● What you have to do:
Set down only those lines that fall from the line containing "Output the component" through the line containing "Chart.register(...registerables);", unchanged and without pictures.
───── Working data ─────
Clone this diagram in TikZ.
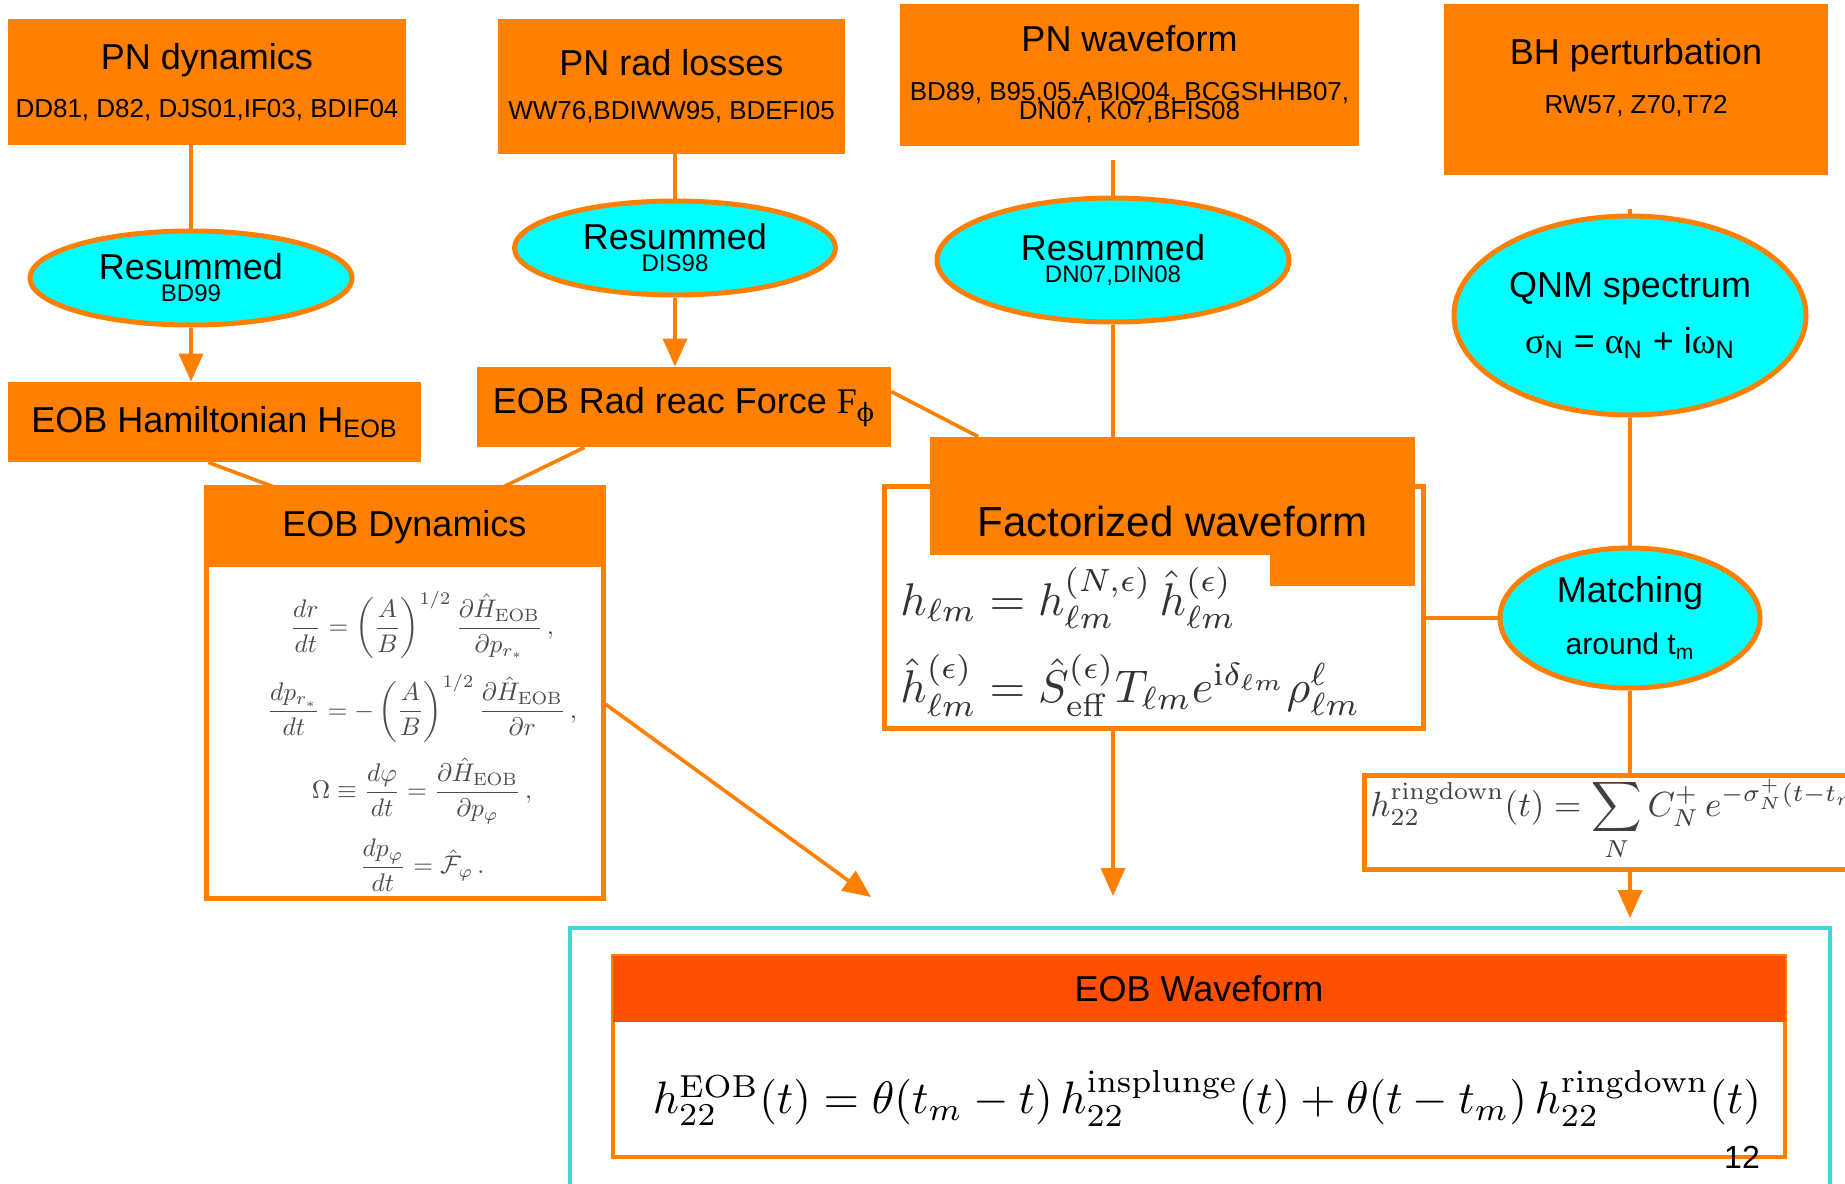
─────
───── Working data ─────
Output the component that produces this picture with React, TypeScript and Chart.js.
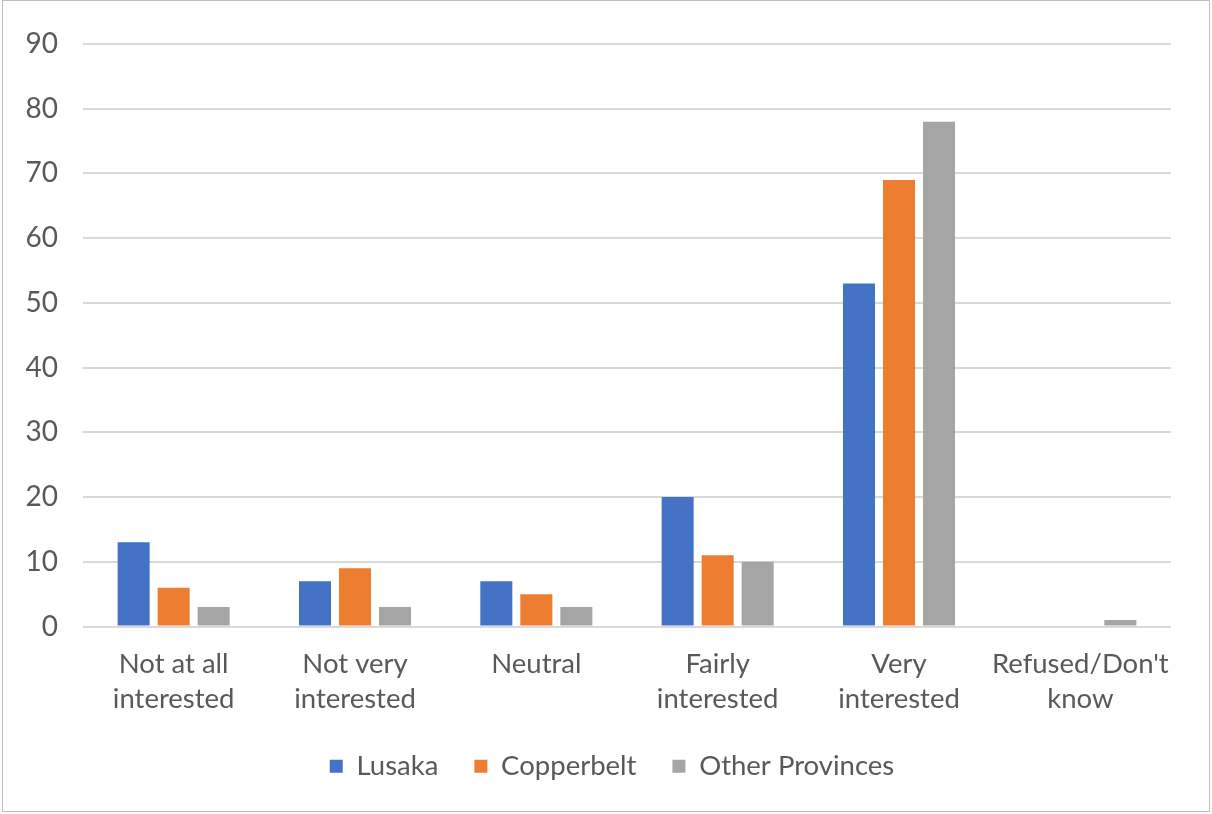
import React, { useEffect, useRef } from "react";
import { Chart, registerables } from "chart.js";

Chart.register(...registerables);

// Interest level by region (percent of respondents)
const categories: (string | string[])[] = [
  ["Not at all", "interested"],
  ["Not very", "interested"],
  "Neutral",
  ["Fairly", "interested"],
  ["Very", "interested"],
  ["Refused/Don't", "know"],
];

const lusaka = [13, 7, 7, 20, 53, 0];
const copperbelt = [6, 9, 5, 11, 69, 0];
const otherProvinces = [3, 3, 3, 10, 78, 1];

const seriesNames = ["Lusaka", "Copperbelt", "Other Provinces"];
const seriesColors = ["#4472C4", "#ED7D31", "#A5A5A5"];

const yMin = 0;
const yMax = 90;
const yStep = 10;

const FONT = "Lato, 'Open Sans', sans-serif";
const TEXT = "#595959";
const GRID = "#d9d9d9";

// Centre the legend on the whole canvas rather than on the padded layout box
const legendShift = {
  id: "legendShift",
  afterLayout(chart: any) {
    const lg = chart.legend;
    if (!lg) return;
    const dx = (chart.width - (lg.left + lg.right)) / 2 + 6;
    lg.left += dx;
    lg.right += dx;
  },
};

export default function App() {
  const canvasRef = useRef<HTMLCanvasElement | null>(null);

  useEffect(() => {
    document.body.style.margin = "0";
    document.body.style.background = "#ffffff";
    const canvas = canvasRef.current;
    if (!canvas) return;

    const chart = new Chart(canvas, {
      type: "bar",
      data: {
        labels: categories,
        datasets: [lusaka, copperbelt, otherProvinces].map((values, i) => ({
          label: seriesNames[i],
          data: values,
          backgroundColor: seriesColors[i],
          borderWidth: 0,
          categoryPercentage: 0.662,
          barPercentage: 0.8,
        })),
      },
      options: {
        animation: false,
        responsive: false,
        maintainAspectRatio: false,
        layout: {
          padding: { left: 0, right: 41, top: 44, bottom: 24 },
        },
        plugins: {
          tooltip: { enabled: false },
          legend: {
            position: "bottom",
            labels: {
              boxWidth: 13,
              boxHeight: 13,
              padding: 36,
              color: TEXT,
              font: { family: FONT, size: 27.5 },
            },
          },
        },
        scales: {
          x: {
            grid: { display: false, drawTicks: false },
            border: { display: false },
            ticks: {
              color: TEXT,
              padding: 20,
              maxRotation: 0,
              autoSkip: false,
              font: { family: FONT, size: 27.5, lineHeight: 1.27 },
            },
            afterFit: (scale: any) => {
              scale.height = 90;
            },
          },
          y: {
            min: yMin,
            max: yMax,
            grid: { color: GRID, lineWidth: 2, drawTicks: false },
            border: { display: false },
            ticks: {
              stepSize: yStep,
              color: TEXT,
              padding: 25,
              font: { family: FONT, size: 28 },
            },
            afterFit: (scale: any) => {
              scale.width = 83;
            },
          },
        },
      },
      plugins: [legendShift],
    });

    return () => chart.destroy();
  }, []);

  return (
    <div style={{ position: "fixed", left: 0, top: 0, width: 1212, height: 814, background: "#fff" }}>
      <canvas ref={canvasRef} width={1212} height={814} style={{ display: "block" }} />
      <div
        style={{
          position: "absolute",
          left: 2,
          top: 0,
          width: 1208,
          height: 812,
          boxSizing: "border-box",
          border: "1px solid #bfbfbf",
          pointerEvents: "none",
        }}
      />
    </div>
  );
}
─────
● Correct result:
Output the component that produces this picture with React, TypeScript and Chart.js.
import React, { useEffect, useRef } from "react";
import { Chart, registerables } from "chart.js";

Chart.register(...registerables);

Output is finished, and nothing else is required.